At Christie’s Hong Kong on November 26th, a world auction record for Chinese works of art was established when an exceptionally large imperial embroidered silk thangka depicting Raktayamuri coupling Vajraveltali as a central motif, against a flaming nimbus background, was purchased by collector and Long Museum founder Liu Yiqian for HK$348.44 million (estimate HK$80 million). The elaborate tapestry was previously sold to an American private collector for HK$30.87 million by Christie’s on April 29th, 2002 (see my Saleroom News report in the July–August 2002 issue, pages 108–112); this example plus another were illustrated in Julie Segraves’ article, “The Judy and Michael Steinhardt Collection of Chinese Textiles”, November–December 1999 issue, pages 68–79. It is believed that such large-scale thangkas were special commissions by Emperor Yongle as gifts to Tibetan Buddhist leaders. There are also two examples in the Jokhang temple in Tibet, so only four such complete embroidered banners with Yongle inscriptions are known.
Mr Liu said by telephone, “I am proud to bring back to China this significant and historic 15th century thangka, which will be preserved in the Long Museum for years to come”. For more information about Mr Liu, readers can refer to an exclusive interview in our March–April 2010 issue, pages 150–153, as well as Daisy Cheng’s article, “Quest for Longevity: The Long Museum in Shanghai”, published in the September–October 2014 issue, pages 117–122.

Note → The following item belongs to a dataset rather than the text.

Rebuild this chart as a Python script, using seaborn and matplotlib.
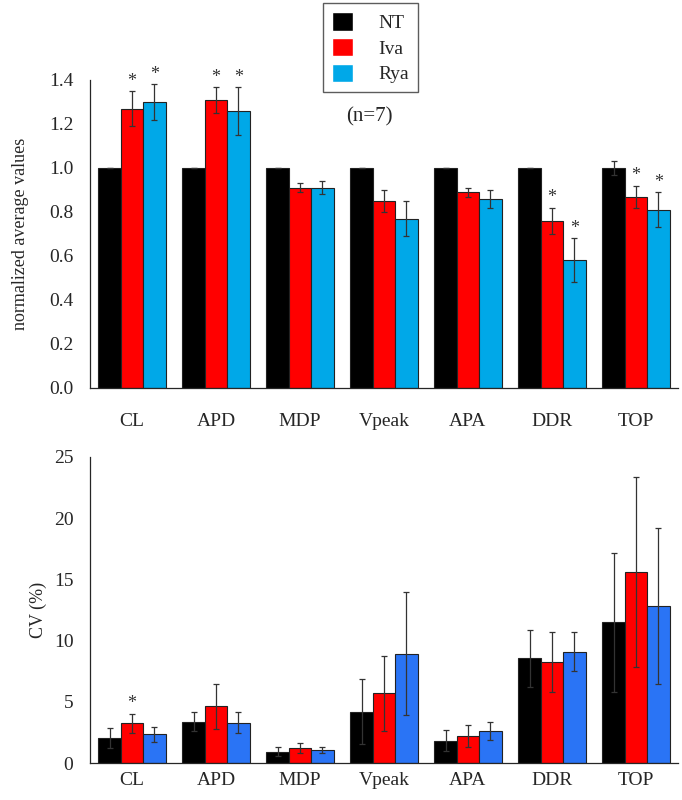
import numpy as np
import pandas as pd
import seaborn as sns
import matplotlib.pyplot as plt
from matplotlib.ticker import MultipleLocator, FixedLocator

# ---- data ----
params = ["CL", "APD", "MDP", "Vpeak", "APA", "DDR", "TOP"]
groups = ["NT", "Iva", "Rya"]

# normalized averages (top)
norm_nt = [1.00, 1.00, 1.00, 1.00, 1.00, 1.00, 1.00]
norm_iva = [1.27, 1.31, 0.91, 0.85, 0.89, 0.76, 0.87]
norm_rya = [1.30, 1.26, 0.91, 0.77, 0.86, 0.58, 0.81]
norm_nt_err = [0.00, 0.00, 0.00, 0.00, 0.00, 0.00, 0.03]
norm_iva_err = [0.08, 0.06, 0.02, 0.05, 0.02, 0.06, 0.05]
norm_rya_err = [0.08, 0.11, 0.03, 0.08, 0.04, 0.10, 0.08]
norm_stars = {"Iva": ["CL", "APD", "DDR", "TOP"], "Rya": ["CL", "APD", "DDR", "TOP"]}

# coefficient of variation (bottom)
cv_nt = [2.05, 3.4, 0.95, 4.2, 1.85, 8.55, 11.5]
cv_iva = [3.25, 4.65, 1.25, 5.7, 2.2, 8.25, 15.6]
cv_rya = [2.35, 3.3, 1.1, 8.95, 2.65, 9.1, 12.85]
cv_nt_err = [0.8, 0.75, 0.35, 2.65, 0.85, 2.3, 5.65]
cv_iva_err = [0.8, 1.85, 0.4, 3.05, 0.9, 2.45, 7.75]
cv_rya_err = [0.6, 0.85, 0.25, 5.0, 0.75, 1.6, 6.35]
cv_stars = {"Iva": ["CL"]}

top_colors = ["#000000", "#ff0000", "#00a8e8"]
bot_colors = ["#000000", "#ff0000", "#2a74f5"]

sns.set_style("white")
plt.rcParams["font.family"] = ["Liberation Serif", "DejaVu Serif"]
plt.rcParams["axes.linewidth"] = 0.9


def long_df(nt, iva, rya):
    return pd.DataFrame({
        "param": params * 3,
        "group": ["NT"] * 7 + ["Iva"] * 7 + ["Rya"] * 7,
        "value": list(nt) + list(iva) + list(rya),
    })


def draw(ax, df, errs, colors, stars, star_pad, xpad):
    sns.barplot(data=df, x="param", y="value", hue="group", order=params,
                hue_order=groups, palette=colors, errorbar=None, width=0.8,
                saturation=1, edgecolor="#222222", linewidth=0.8, ax=ax,
                legend=False)
    for g, cont, err in zip(groups, ax.containers, errs):
        xs = [b.get_x() + b.get_width() / 2 for b in cont]
        ys = [b.get_height() for b in cont]
        ax.errorbar(xs, ys, yerr=err, fmt="none", ecolor="#333333",
                    elinewidth=0.9, capsize=2.2, capthick=0.9, zorder=5)
        for p in stars.get(g, []):
            i = params.index(p)
            ax.text(xs[i], ys[i] + err[i] + star_pad, "*", ha="center",
                    va="bottom", fontsize=13, color="#333333")
    ax.set_xlim(-0.5, 6.5)
    sns.despine(ax=ax)
    ax.set_xlabel("")
    ax.tick_params(axis="x", length=0, labelsize=14, pad=xpad)
    ax.xaxis.set_minor_locator(FixedLocator(np.arange(0.5, 7, 1.0)))
    ax.tick_params(axis="x", which="minor", length=4, direction="in", width=0.8)
    ax.tick_params(axis="y", length=4, direction="in", width=0.8,
                   labelsize=14, pad=12)


fig = plt.figure(figsize=(6.82, 8), dpi=100)
ax1 = fig.add_axes([0.132, 0.515, 0.862, 0.385])
ax2 = fig.add_axes([0.132, 0.046, 0.862, 0.383])

draw(ax1, long_df(norm_nt, norm_iva, norm_rya),
     [norm_nt_err, norm_iva_err, norm_rya_err], top_colors, norm_stars,
     0.005, 18)
ax1.set_ylim(0, 1.4)
ax1.yaxis.set_major_locator(MultipleLocator(0.2))
ax1.set_yticklabels([f"{v:.1f}" for v in ax1.get_yticks()])
ax1.set_ylabel("normalized average values", fontsize=13, labelpad=14)
ax1.text(0.476, 0.88, "(n=7)", transform=ax1.transAxes, ha="center",
         va="center", fontsize=15)

draw(ax2, long_df(cv_nt, cv_iva, cv_rya),
     [cv_nt_err, cv_iva_err, cv_rya_err], bot_colors, cv_stars, 0.1, 6)
ax2.set_ylim(0, 25)
ax2.yaxis.set_major_locator(MultipleLocator(5))
ax2.set_ylabel("CV (%)", fontsize=13, labelpad=5)

# legend boxed above top panel
handles = [plt.Rectangle((0, 0), 1, 1, facecolor=c) for c in top_colors]
fig.legend(handles, groups, loc="upper center", bbox_to_anchor=(0.543, 0.996),
           fontsize=14, frameon=True, fancybox=False, edgecolor="#333333",
           handlelength=1.1, handleheight=1.1, handletextpad=1.3,
           labelspacing=0.3, borderpad=0.45, borderaxespad=0)

plt.savefig("out.png", dpi=100)
plt.close()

The November auction results in Hong Kong were a fitting end to an impressive year of exceptional objects attaining robust prices on the international art market. I look forward to a productive and exciting year during our 45th anniversary—we are preparing wonderful issues that will intrigue our readers—and sincerely thank our friends, authors and advertisers for their invaluable contributions to the magazine. We wish our readers good health and happiness throughout the New Year.